New game or the same?
However, things have changed for private equity, Atherton said. During the heyday of drill-and-flip asset buying, PE de-risked and quickly sold assets to neighboring E&Ps. When that dried up, private equity sponsors were forced to hold companies for much longer than planned.
“And then the past couple of years you've seen all of them be sold off and then the sponsors have reloaded and are back to work again,” he said. “But I think the game plan right now is different. I mean how much acreage is there? The game is different. I think that they're still trying to figure out exactly what that is. The playbook isn't as tried and true as it maybe once was.”
Deckelbaum added that private equity is “still playing into a captive market right now.”
“By reference, the price per location in the Permian between the Delaware and Midland tripled in the last five years,” he said. “So if you're paying over $3 million per location, that's like a pretty low hurdle for finding something that's going to work. Obviously the areal extent is different. You can't just grip it and flip it anymore.”
However, Deckelbaum said there doesn’t necessarily have to be a holistic pivot in private equity strategy. “You haven't seen, I think, a wave of capital being raised that's significant now versus [what] it was several years ago. I think you're just seeing another round of recycled capital that exited that, undoubtedly, I think is going to test some new areas, but it's probably just going to test more extensional concepts of existing basins.”
Dealmakers restart engines
Fears of a prolonged M&A drought are starting to ebb.
Kim Mai, a partner at Haynes & Boone and member of the firm’s energy practice group, said she’s seen deals coming back “with enthusiasm” after the initial shock of April 2.
“I expect that year-end is going to be fairly busy in the A&D market and also the M&A market,” she said.
So, who has the upper hand: buyers or sellers?
“In terms of the question of whether it's a buyers or seller market, I think it really depends on the commodity.
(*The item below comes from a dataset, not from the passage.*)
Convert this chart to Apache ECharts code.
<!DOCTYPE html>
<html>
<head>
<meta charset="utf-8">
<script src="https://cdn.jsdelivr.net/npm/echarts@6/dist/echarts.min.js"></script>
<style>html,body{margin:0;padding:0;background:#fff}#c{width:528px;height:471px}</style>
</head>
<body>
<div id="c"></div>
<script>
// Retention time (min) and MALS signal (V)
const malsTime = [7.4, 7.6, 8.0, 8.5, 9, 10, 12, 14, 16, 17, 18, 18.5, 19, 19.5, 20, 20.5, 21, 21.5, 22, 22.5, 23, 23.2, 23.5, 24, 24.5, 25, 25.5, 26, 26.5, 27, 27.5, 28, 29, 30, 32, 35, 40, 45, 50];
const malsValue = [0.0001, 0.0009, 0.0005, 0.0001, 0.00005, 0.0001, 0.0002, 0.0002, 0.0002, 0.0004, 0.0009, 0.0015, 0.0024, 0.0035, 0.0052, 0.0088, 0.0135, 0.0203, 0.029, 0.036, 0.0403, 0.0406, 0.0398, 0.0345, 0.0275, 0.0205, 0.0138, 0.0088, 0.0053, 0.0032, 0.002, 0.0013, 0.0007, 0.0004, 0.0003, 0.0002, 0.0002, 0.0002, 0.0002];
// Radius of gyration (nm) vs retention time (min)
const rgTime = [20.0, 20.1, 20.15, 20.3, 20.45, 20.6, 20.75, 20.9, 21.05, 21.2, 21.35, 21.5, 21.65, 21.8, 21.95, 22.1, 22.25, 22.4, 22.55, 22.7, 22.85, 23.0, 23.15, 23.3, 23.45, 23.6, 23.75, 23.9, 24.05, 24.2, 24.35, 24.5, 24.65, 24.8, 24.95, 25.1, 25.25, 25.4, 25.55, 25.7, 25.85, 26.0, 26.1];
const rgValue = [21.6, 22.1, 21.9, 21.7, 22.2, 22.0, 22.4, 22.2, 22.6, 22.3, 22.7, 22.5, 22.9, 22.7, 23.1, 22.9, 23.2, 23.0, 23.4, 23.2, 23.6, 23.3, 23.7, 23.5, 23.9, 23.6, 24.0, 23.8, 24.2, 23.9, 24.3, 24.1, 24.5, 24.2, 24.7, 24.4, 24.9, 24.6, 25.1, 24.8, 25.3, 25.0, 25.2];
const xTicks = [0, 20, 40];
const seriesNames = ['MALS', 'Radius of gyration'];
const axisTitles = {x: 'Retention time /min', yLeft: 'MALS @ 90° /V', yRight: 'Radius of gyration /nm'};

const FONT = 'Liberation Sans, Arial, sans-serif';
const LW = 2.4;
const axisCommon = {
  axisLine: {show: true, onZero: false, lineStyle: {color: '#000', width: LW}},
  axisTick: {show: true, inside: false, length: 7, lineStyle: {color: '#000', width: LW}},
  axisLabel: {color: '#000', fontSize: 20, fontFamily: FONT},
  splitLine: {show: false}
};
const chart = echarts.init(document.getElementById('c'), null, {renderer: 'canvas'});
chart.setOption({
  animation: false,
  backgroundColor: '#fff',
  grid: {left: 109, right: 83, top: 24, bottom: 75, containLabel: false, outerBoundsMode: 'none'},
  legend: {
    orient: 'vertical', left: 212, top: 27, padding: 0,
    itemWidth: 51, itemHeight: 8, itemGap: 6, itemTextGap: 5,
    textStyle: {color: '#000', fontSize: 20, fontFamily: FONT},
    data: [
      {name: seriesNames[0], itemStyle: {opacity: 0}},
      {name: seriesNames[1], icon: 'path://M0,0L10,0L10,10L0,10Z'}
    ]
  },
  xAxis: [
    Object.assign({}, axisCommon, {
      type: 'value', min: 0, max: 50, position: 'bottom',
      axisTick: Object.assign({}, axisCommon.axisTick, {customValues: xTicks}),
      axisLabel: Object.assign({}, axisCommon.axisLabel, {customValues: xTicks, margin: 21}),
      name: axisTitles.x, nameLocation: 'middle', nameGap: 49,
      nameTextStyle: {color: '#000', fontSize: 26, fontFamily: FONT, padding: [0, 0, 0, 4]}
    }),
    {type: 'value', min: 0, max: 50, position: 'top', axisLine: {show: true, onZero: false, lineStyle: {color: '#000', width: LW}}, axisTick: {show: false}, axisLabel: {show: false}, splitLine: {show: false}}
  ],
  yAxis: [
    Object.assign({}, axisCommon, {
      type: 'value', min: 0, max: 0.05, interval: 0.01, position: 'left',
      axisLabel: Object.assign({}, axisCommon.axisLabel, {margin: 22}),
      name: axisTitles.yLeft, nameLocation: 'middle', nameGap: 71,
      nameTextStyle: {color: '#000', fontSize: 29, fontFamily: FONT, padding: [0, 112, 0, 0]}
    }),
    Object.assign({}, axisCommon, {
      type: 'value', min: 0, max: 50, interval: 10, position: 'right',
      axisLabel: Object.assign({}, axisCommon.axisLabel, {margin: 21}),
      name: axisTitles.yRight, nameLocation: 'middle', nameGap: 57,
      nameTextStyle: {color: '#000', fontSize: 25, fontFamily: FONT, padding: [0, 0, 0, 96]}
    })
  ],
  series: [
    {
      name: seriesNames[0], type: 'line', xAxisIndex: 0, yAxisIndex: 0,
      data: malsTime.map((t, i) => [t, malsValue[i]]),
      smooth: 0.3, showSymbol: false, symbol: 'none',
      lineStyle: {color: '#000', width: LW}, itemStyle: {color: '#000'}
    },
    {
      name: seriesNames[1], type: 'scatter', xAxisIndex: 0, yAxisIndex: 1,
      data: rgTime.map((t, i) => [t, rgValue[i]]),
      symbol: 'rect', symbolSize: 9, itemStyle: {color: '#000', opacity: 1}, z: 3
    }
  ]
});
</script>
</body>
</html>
So with oil, if anything, it might slightly be a buyers’ market because there's kind of an acknowledgement that the assets that are on the market are maybe less attractive options,” she said. “And so we see that in negotiations where some of our clients wouldn't have the leverage power necessarily to negotiate some terms and they're able to do so now.”
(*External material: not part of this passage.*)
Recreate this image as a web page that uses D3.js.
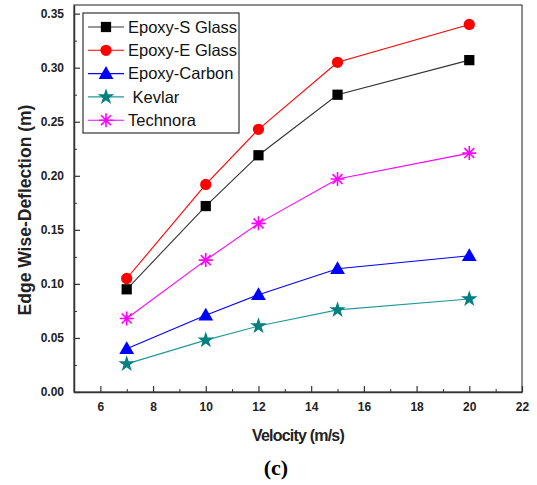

On the gas side, the market favors sellers, Mai said.
“We are working on a gas deal right now and the offers have been very competitive and there's multiple bidders,” she said.
Further, Jeet Benipal, managing partner at Greenhill, a Mizuho affiliate, said there’s at least five or six different shale gas deals on the market foreign investors are interested in buying.
“If I were to add all of them together, we’re probably looking at $10-plus billion” in deals, he said during the conference.
Likewise, Jack Collins, president of privately held INEOS’ Denver-based, U.S.-focused E&P business unit, said the company is looking for additional assets.
And at the end of May, EOG Resources announced it would buy Utica Shale producer Encino Acquisition Partners from the Canada Pension Plan Investment Board (CPP) and Encino Energy for $5.6 billion.
On June 3, Diamondback Energy subsidiary Viper Energy said it would acquire Sitio Royalties in an all-stock deal valued at $4.1 billion.
Behind the scenes, the smaller dealmaking market has also continued to move. The transactions just aren’t of the megadeal magnitude.
“Within our market … we see there's a huge ecosystem in the minerals and royalty space that deals are always transacting and also deals in the non-operated working interest space, which has become a very much very mature, well sophisticated, well capitalized market,” Atherton said. “So we're still seeing quite a bit of deal flow.”
Atherton also said he expected the back half of 2025 to be “heavily weighted with people trying to put money to work and people trying to divest assets that they intended to.”